What I learned from the CalPERS meeting in which the 10 Beliefs were unveiled -- and why I came away mystified
As a risk manager I was looking for trailblazing thinking but the bland statements of belief were quite the opposite
Jason Lahita
“Questions for the board start at about 48 minutes into the video meetings/agendas/invest/201304/workshop-item01-01.pdf (assuming it is still online following publication of this article).” Its not. . .
Using messaging as a shield never works if whats behind it is so rotten and acidic that it seeps out of every crack in the iron.
Great article, disturbing story.
Grant Barger
Let’s schedule a lunch meeting to decide where we are having dinner… This is a great opportunity for everyone to witness “death by committee” – Great commentary in the article and a nice resource that validates the mystification on YouTube. RIABiz continues to lead the pack with relevant industry insights. Very well done. -GB
Robert Boslego
here’s the youtube link: https://www.youtube.com/watch?v=iFOukB5lXoQ
James McRitchie
Why does a publication aimed at registered investment advisors care about CalPERS? I find your rambling article critical about CalPERS but lacking substance. For example, CalPERS believes diversity of talent, including a broad range of education, experience, perspectives and skills, is important. You seem to mock that thought, indicating diversity of beliefs is what is important. Really? Perspectives aren’t associated with beliefs? They left off your pet word? What’s the point?
Robert Boslego
The article is intended to be about a relatively new approach about investing, which is Investment Beliefs. CalPERS is a case study. Towers Watson, their consultant, says that the largest competitive advantage in investing comes by improving investment beliefs, and so I thought this process and result may be of interest to investment advisors.

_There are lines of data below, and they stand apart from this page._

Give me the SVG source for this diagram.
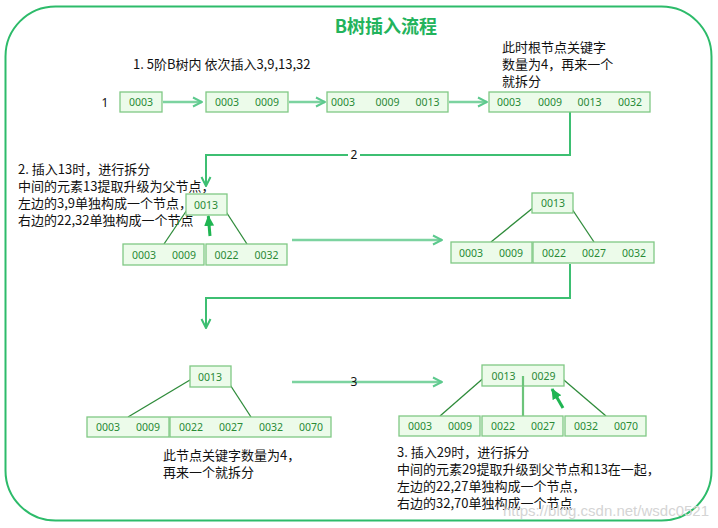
<svg xmlns="http://www.w3.org/2000/svg" width="718" height="528" viewBox="0 0 718 528">
<defs>
<style>
.frame{fill:#fff;stroke:#2dbb6a;stroke-width:2}
.title{font-family:"Noto Sans CJK SC","Noto Sans",sans-serif;font-size:18px;font-weight:bold;fill:#22b35c}
.box{fill:#ecfbea;stroke:#80c884;stroke-width:1.3}
.k{font-family:"Noto Sans","Liberation Sans",sans-serif;font-size:10.5px;fill:#2a8a36;text-anchor:middle}
.t{font-family:"Noto Sans CJK SC","Noto Sans",sans-serif;font-size:13px;fill:#111}
.lab{font-family:"Noto Sans","Liberation Sans",sans-serif;font-size:12px;fill:#111;text-anchor:middle}
.arr{fill:none;stroke:#7cd3a0;stroke-width:2.5;marker-end:url(#v)}
.elb{fill:none;stroke:#3dbf72;stroke-width:2;marker-end:url(#v2)}
.tree{stroke:#2e8b3a;stroke-width:1.3;fill:none}
.mid{stroke:#6cc47a;stroke-width:2.2}
.up{stroke:#1fb552;stroke-width:3;fill:none;marker-end:url(#th)}
.wm{font-family:"Liberation Sans",sans-serif;font-size:15px;fill:#d4d4d4}
</style>
<marker id="v" markerUnits="userSpaceOnUse" viewBox="0 0 12 12" markerWidth="12" markerHeight="12" refX="11" refY="6" orient="auto"><path d="M2,1.5 L11,6 L2,10.5" fill="none" stroke="#5cc98d" stroke-width="2"/></marker>
<marker id="v2" markerUnits="userSpaceOnUse" viewBox="0 0 12 12" markerWidth="12" markerHeight="12" refX="11" refY="6" orient="auto"><path d="M2,1.5 L11,6 L2,10.5" fill="none" stroke="#3dbf72" stroke-width="2"/></marker>
<marker id="th" markerUnits="userSpaceOnUse" viewBox="0 0 12 12" markerWidth="12" markerHeight="12" refX="10" refY="6" orient="auto"><path d="M0,1 L11,6 L0,11 z" fill="#1fb552"/></marker>
</defs>
<rect class="frame" x="5.5" y="6.5" width="706" height="514" rx="50" ry="50"/>
<text class="title" x="386" y="33" text-anchor="middle">B树插入流程</text>
<text class="t" x="133" y="69">1. 5阶B树内 依次插入3,9,13,32</text>
<text class="t" x="502" y="52">此时根节点关键字</text>
<text class="t" x="502" y="69">数量为4，再来一个</text>
<text class="t" x="502" y="86">就拆分</text>
<text class="lab" x="105" y="107">1</text>
<g class="t">
<text x="18" y="174">2. 插入13时，进行拆分</text>
<text x="18" y="191">中间的元素13提取升级为父节点，</text>
<text x="18" y="208">左边的3,9单独构成一个节点，</text>
<text x="18" y="225">右边的22,32单独构成一个节点</text>
<text x="163" y="460">此节点关键字数量为4，</text>
<text x="163" y="477">再来一个就拆分</text>
<text x="397" y="457">3. 插入29时，进行拆分</text>
<text x="397" y="474">中间的元素29提取升级到父节点和13在一起，</text>
<text x="397" y="491">左边的22,27单独构成一个节点，</text>
<text x="397" y="508">右边的32,70单独构成一个节点</text>
</g>
<g id="connectors">
<line class="arr" x1="163" y1="102" x2="202" y2="102"/>
<line class="arr" x1="289" y1="102" x2="325" y2="102"/>
<line class="arr" x1="449" y1="102" x2="487" y2="102"/>
<path class="elb" d="M570,112 V155 H206 V186"/>
<path class="elb" d="M570,264 V298 H206 V328"/>
<line class="arr" x1="292" y1="240" x2="442" y2="240"/>
<line class="arr" x1="292" y1="382" x2="442" y2="382"/>
<line class="tree" x1="191" y1="204" x2="164" y2="244"/>
<line class="tree" x1="221" y1="204" x2="247" y2="244"/>
<line class="tree" x1="539" y1="203" x2="491" y2="242"/>
<line class="tree" x1="568" y1="203" x2="594" y2="242"/>
<line class="tree" x1="195" y1="377" x2="128" y2="417"/>
<line class="tree" x1="225" y1="377" x2="251" y2="417"/>
<line class="tree" x1="487" y1="375" x2="440" y2="416"/>
<line class="tree" x1="558" y1="375" x2="606" y2="416"/>
<line class="mid" x1="523" y1="376" x2="523" y2="416"/>
<line class="up" x1="210" y1="236" x2="208.3" y2="216"/>
<line class="up" x1="563" y1="408" x2="552" y2="389"/>
</g>
<rect x="348" y="148" width="12" height="14" fill="#fff"/>
<text class="lab" x="354" y="159">2</text>
<text class="lab" x="354" y="386">3</text>
<g id="n1"><rect class="box" x="120" y="92" width="42" height="20"/><text class="k" x="141" y="106">0003</text></g>
<g id="n2"><rect class="box" x="206" y="92" width="82" height="20"/><text class="k" x="227" y="106">0003</text><text class="k" x="267" y="106">0009</text></g>
<g id="n3"><rect class="box" x="327" y="92" width="121" height="20"/><text class="k" x="343" y="106">0003</text><text class="k" x="387.5" y="106">0009</text><text class="k" x="427.5" y="106">0013</text></g>
<g id="n4"><rect class="box" x="489" y="92" width="161" height="20"/><text class="k" x="509" y="106">0003</text><text class="k" x="550" y="106">0009</text><text class="k" x="589.5" y="106">0013</text><text class="k" x="630" y="106">0032</text></g>
<g id="r2a"><rect class="box" x="186" y="194" width="41" height="21"/><text class="k" x="206" y="208.5">0013</text></g>
<g id="r2b"><rect class="box" x="123" y="244" width="81" height="21"/><text class="k" x="144" y="258.5">0003</text><text class="k" x="184" y="258.5">0009</text></g>
<g id="r2c"><rect class="box" x="206" y="244" width="81" height="21"/><text class="k" x="226.5" y="258.5">0022</text><text class="k" x="266.5" y="258.5">0032</text></g>
<g id="s2a"><rect class="box" x="532" y="193" width="41" height="20"/><text class="k" x="553" y="207">0013</text></g>
<g id="s2b"><rect class="box" x="451" y="242" width="81" height="21"/><text class="k" x="471" y="256.5">0003</text><text class="k" x="511" y="256.5">0009</text></g>
<g id="s2c"><rect class="box" x="533" y="242" width="121" height="21"/><text class="k" x="554" y="256.5">0022</text><text class="k" x="594" y="256.5">0027</text><text class="k" x="634" y="256.5">0032</text></g>
<g id="r3a"><rect class="box" x="190" y="366" width="41" height="21"/><text class="k" x="210" y="380.5">0013</text></g>
<g id="r3b"><rect class="box" x="87" y="417" width="82" height="20"/><text class="k" x="108" y="431">0003</text><text class="k" x="148" y="431">0009</text></g>
<g id="r3c"><rect class="box" x="170" y="417" width="161" height="20"/><text class="k" x="191" y="431">0022</text><text class="k" x="231" y="431">0027</text><text class="k" x="271" y="431">0032</text><text class="k" x="311" y="431">0070</text></g>
<g id="s3a"><rect class="box" x="482" y="365" width="82" height="21"/><text class="k" x="503.5" y="379.5">0013</text><text class="k" x="543.5" y="379.5">0029</text><line class="mid" x1="523" y1="376" x2="523" y2="386"/></g>
<g id="s3b"><rect class="box" x="399" y="416" width="81" height="20"/><text class="k" x="420" y="430">0003</text><text class="k" x="460" y="430">0009</text></g>
<g id="s3c"><rect class="box" x="482" y="416" width="81" height="20"/><text class="k" x="503" y="430">0022</text><text class="k" x="543" y="430">0027</text></g>
<g id="s3d"><rect class="box" x="565" y="416" width="81" height="20"/><text class="k" x="586" y="430">0032</text><text class="k" x="626" y="430">0070</text></g>
<text class="wm" x="709" y="516" text-anchor="end">https://blog.csdn.net/wsdc0521</text>
</svg>
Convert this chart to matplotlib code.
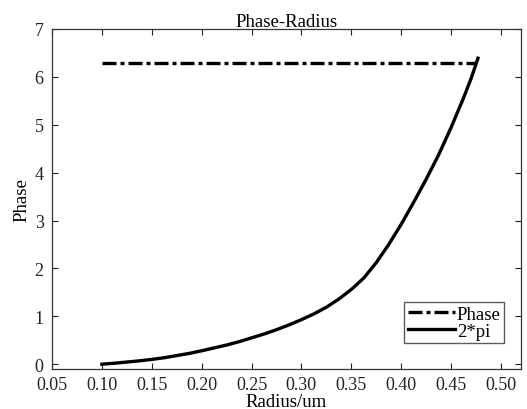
import numpy as np
import matplotlib.pyplot as plt

plt.rcParams['font.family'] = ['Liberation Serif', 'DejaVu Serif']

# Phase versus pillar radius
radius = [0.1000, 0.1125, 0.1250, 0.1375, 0.1500, 0.1625, 0.1750, 0.1875,
          0.2000, 0.2125, 0.2250, 0.2375, 0.2500, 0.2625, 0.2750, 0.2875,
          0.3000, 0.3125, 0.3250, 0.3375, 0.3500, 0.3625, 0.3750, 0.3875,
          0.4000, 0.4125, 0.4250, 0.4375, 0.4500, 0.4625, 0.4700, 0.4770]
phase = [0.00, 0.02, 0.045, 0.07, 0.10, 0.135, 0.18, 0.225,
         0.28, 0.34, 0.40, 0.47, 0.55, 0.63, 0.72, 0.82,
         0.93, 1.05, 1.19, 1.36, 1.56, 1.80, 2.12, 2.50,
         2.92, 3.38, 3.86, 4.37, 4.94, 5.56, 5.96, 6.39]

# 2*pi reference level
ref_r = [0.10, 0.475]
ref_phase = [2 * np.pi, 2 * np.pi]

xticks = [0.05, 0.10, 0.15, 0.20, 0.25, 0.30, 0.35, 0.40, 0.45, 0.50]
yticks = [0, 1, 2, 3, 4, 5, 6, 7]

fig = plt.figure(figsize=(5.27, 4.10), dpi=100)
ax = fig.add_axes([0.0987, 0.0976, 0.8897, 0.8293])

ax.plot(ref_r, ref_phase, color='black', linestyle='-.', linewidth=2.4,
        dashes=(4.2, 1.2, 1.2, 1.2), label='Phase')
ax.plot(radius, phase, color='black', linestyle='-', linewidth=2.4, label='2*pi')

ax.set_xlim(0.05, 0.52)
ax.set_ylim(-0.1, 7)
ax.set_xticks(xticks)
ax.set_xticklabels(['%.2f' % t for t in xticks])
ax.set_yticks(yticks)

ax.tick_params(direction='in', length=4, width=0.8, top=True, right=True,
               labelsize=13, colors='#222222')
ax.tick_params(axis='x', pad=5)
ax.tick_params(axis='y', pad=6)
for s in ax.spines.values():
    s.set_linewidth(0.9)
    s.set_color('#333333')

ax.set_title('Phase-Radius', fontsize=13.5, pad=2)
ax.set_xlabel('Radius/um', fontsize=13.5, labelpad=0)
ax.set_ylabel('Phase', fontsize=13.5, labelpad=3)

leg = ax.legend(loc='lower right', bbox_to_anchor=(0.965, 0.075), fontsize=13.5,
                frameon=True, fancybox=False, edgecolor='#333333',
                handlelength=2.5, handletextpad=0.1, borderpad=0.2,
                labelspacing=0.0, borderaxespad=0)
leg.get_frame().set_linewidth(1.0)

fig.savefig('out.png', dpi=100)
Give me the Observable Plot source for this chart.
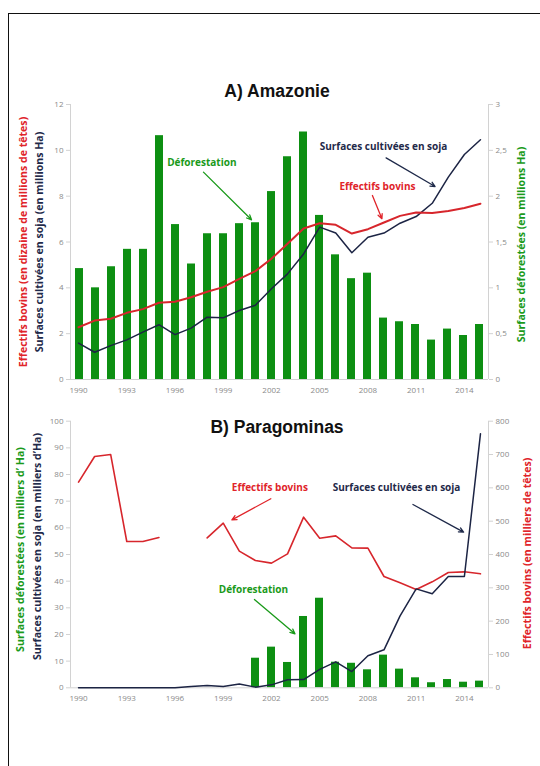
<!DOCTYPE html>
<html><head><meta charset="utf-8">
<script src="https://cdn.jsdelivr.net/npm/d3@7"></script>
<script src="https://cdn.jsdelivr.net/npm/@observablehq/plot@0.6"></script>
<style>
body{margin:0;background:#fff;}
#page{position:relative;width:540px;height:766px;overflow:hidden;background:#fff;}
#border{position:absolute;left:8px;top:13px;width:600px;height:800px;border-top:1.5px solid #111;border-left:1.5px solid #111;}
.title{position:absolute;left:0;width:554px;text-align:center;font:bold 17.5px "Liberation Sans",Arial,sans-serif;line-height:18px;color:#111;}
</style></head><body>
<div id="page"><div id="border"></div>
<div class="title" style="top:82px">A) Amazonie</div>
</div>
<script>
// ---------- DATA ----------
const years = [1990,1991,1992,1993,1994,1995,1996,1997,1998,1999,2000,2001,2002,2003,2004,2005,2006,2007,2008,2009,2010,2011,2012,2013,2014,2015];
const xTicks = [1990,1993,1996,1999,2002,2005,2008,2011,2014];

// A) Amazonie
const amzDeforest = [1.21,1.00,1.23,1.42,1.42,2.66,1.69,1.26,1.59,1.59,1.70,1.71,2.05,2.43,2.70,1.79,1.36,1.10,1.16,0.67,0.63,0.60,0.43,0.55,0.48,0.60]; // millions ha
const amzCattle = [2.28,2.57,2.65,2.91,3.07,3.35,3.39,3.59,3.83,4.03,4.39,4.73,5.27,5.92,6.59,6.82,6.75,6.37,6.56,6.85,7.14,7.29,7.27,7.35,7.48,7.67]; // x10 M heads
const amzSoy = [1.59,1.19,1.48,1.73,2.07,2.39,1.96,2.24,2.72,2.69,3.01,3.24,3.96,4.61,5.48,6.65,6.39,5.53,6.21,6.39,6.82,7.11,7.69,8.83,9.82,10.46]; // millions ha
const amzLeftTicks = [0,2,4,6,8,10,12];
const amzRightTicks = [0,0.5,1,1.5,2,2.5,3];

// B) Paragominas
const parDeforest = [null,null,null,null,null,null,null,null,null,null,null,11.1,15.25,9.5,26.75,33.6,9.6,9.2,6.75,12.25,7.0,3.75,1.9,3.1,2.1,2.5]; // thousand ha
const parCattle = [617,694,700,439,439,451,null,null,450,494,410,382,374,402,512,449,456,420,419,334,315,295,318,346,348,342]; // thousand heads
const parSoy = [0,0,0,0,0,0,0,0.5,0.9,0.5,1.4,0.25,1.1,3.0,3.1,6.9,9.75,6.1,12.0,14.25,27.0,37.1,35.25,41.75,41.75,95.25]; // thousand ha
const parLeftTicks = [0,10,20,30,40,50,60,70,80,90,100];
const parRightTicks = [0,100,200,300,400,500,600,700,800];

// ---------- STYLE ----------
const GREEN = "#0d8f12", GREEN_T = "#1a9a1a", RED = "#d7262c", RED_T = "#e0242a", NAVY = "#1c2444", NAVY_T = "#1f2a4a";
const AXIS = "#d2d2d2", TICK = "#8a8a8a";
const FONT = "'Open Sans', sans-serif";

// annotations (data coordinates: year, left-axis value)
const annA = [
  {text:"Déforestation", x:1997.67, y:9.47, x1:1997.77, y1:9.05, x2:2000.76, y2:6.97, c:GREEN_T},
  {text:"Surfaces cultivées en soja", x:2008.97, y:10.14, x1:2009.13, y1:9.67, x2:2012.18, y2:8.42, c:NAVY_T},
  {text:"Effectifs bovins", x:2008.59, y:8.39, x1:2008.28, y1:8.03, x2:2008.87, y2:7.01, c:RED_T}
];
const annB = [
  {text:"Effectifs bovins", x:2001.9, y:74.9, x1:2001.96, y1:70.9, x2:1999.54, y2:63.0, c:RED_T},
  {text:"Surfaces cultivées en soja", x:2009.78, y:74.9, x1:2010.8, y1:68.75, x2:2013.95, y2:58.4, c:NAVY_T},
  {text:"Déforestation", x:2000.88, y:36.76, x1:2000.94, y1:33.1, x2:2003.46, y2:20.25, c:GREEN_T}
];

const amz = years.map((year, i) => ({year, deforest: amzDeforest[i], cattle: amzCattle[i], soy: amzSoy[i]}));
const par = years.map((year, i) => ({year, deforest: parDeforest[i], cattle: parCattle[i], soy: parSoy[i]}));

const page = document.getElementById("page");
function add(svg, top) {
  svg.style.position = "absolute"; svg.style.left = "0px"; svg.style.top = top + "px";
  page.appendChild(svg);
}
const common = (h, mt, mb) => ({
  width: 540, height: h, marginTop: mt, marginBottom: mb, marginLeft: 70, marginRight: 52,
  style: {background: "transparent", fontFamily: FONT, fontSize: "8px", overflow: "visible"}
});
const xBand = {type: "band", domain: years, paddingInner: 0.5, paddingOuter: 0.25, axis: null};
const xLin = {type: "linear", domain: [years[0] - 0.5, years[years.length - 1] + 0.5], axis: null};
const commaFmt = d => String(d).replace(".", ",");
const annText = (ann) => Plot.text(ann, {x: "x", y: "y", text: "text", fill: "c", fontWeight: "bold", fontSize: 10, fontFamily: FONT});
const annArrow = (ann) => Plot.arrow(ann, {x1: "x1", y1: "y1", x2: "x2", y2: "y2", stroke: "c", strokeWidth: 1.3, headLength: 6, headAngle: 50});
const vTitle = (t, anchor, dx, dy, fill) => Plot.text([t], {frameAnchor: anchor, textAnchor: "middle", rotate: -90, dx, dy, fill, fontWeight: "bold", fontSize: 10.6, fontFamily: FONT});

// ---------- PANEL A ----------
add(Plot.plot({
  ...common(400, 104, 21), x: xBand, y: {domain: [0, 3], axis: null},
  marks: [
    Plot.barY(amz, {x: "year", y: "deforest", fill: GREEN}),
    Plot.axisY(amzRightTicks, {anchor: "right", tickFormat: commaFmt, tickSize: 4, tickPadding: 3, stroke: AXIS, fill: TICK, label: null})
  ]
}), 0);
add(Plot.plot({
  ...common(400, 104, 21), x: xLin, y: {domain: [0, 12], axis: null},
  marks: [
    Plot.ruleX(xLin.domain, {stroke: AXIS}),
    Plot.ruleY([0], {stroke: AXIS}),
    Plot.axisY(amzLeftTicks, {anchor: "left", tickSize: 4, tickPadding: 3, stroke: AXIS, fill: TICK, label: null}),
    Plot.axisX(xTicks, {anchor: "bottom", tickSize: 0, tickPadding: 8, fill: TICK, tickFormat: d => String(d), label: null}),
    Plot.lineY(amz, {x: "year", y: "soy", stroke: NAVY, strokeWidth: 1.5}),
    Plot.lineY(amz, {x: "year", y: "cattle", stroke: RED, strokeWidth: 2}),
    annArrow(annA), annText(annA),
    vTitle("Effectifs bovins (en dizaine de millions de têtes)", "left", -46.7, 0, RED_T),
    vTitle("Surfaces cultivées en soja (en millions Ha)", "left", -31, 0, NAVY_T),
    vTitle("Surfaces déforestées (en millions Ha)", "right", 33, 2.5, GREEN_T)
  ]
}), 0);

// ---------- PANEL B ----------
add(Plot.plot({
  ...common(310, 20.7, 22.7), x: xBand, y: {domain: [0, 100], axis: null},
  marks: [Plot.barY(par, {x: "year", y: "deforest", fill: GREEN})]
}), 400);
add(Plot.plot({
  ...common(310, 20.7, 22.7), x: xLin, y: {domain: [0, 800], axis: null},
  marks: [
    Plot.axisY(parRightTicks, {anchor: "right", tickSize: 4, tickPadding: 3, stroke: AXIS, fill: TICK, label: null}),
    Plot.lineY(par, {x: "year", y: "cattle", stroke: RED, strokeWidth: 1.6}),
    vTitle("Effectifs bovins (en milliers de têtes)", "right", 39, -1, RED_T)
  ]
}), 400);
add(Plot.plot({
  ...common(310, 20.7, 22.7), x: xLin, y: {domain: [0, 100], axis: null},
  marks: [
    Plot.ruleX(xLin.domain, {stroke: AXIS}),
    Plot.ruleY([0], {stroke: AXIS}),
    Plot.axisY(parLeftTicks, {anchor: "left", tickSize: 4, tickPadding: 3, stroke: AXIS, fill: TICK, label: null}),
    Plot.axisX(xTicks, {anchor: "bottom", tickSize: 0, tickPadding: 8, fill: TICK, tickFormat: d => String(d), label: null}),
    Plot.lineY(par, {x: "year", y: "soy", stroke: NAVY, strokeWidth: 1.5}),
    annArrow(annB), annText(annB),
    vTitle("Surfaces déforestées (en milliers d’ Ha)", "left", -50, -5, GREEN_T),
    vTitle("Surfaces cultivées en soja (en milliers d’Ha)", "left", -33.3, -8, NAVY_T)
  ]
}), 400);

const tB = document.createElement("div");
tB.className = "title"; tB.style.top = "418px"; tB.textContent = "B) Paragominas";
page.appendChild(tB);
</script>
</body></html>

On the one hand, they say they want to hire a diverse group of people, but on the other hand, they only want to hire people who believe the same thing.
Cognitive diversity—different thinking styles and beliefs— matters more than age, gender and ethnicity diversity, because it produces better solutions than a group of people who think the same (see “The Difference: How the Power of Diversity create better groups, firms, schools, and societies,” Princeton University Press, Princeton, 2007).
Having age, gender, ethnic diversity is important for other reasons.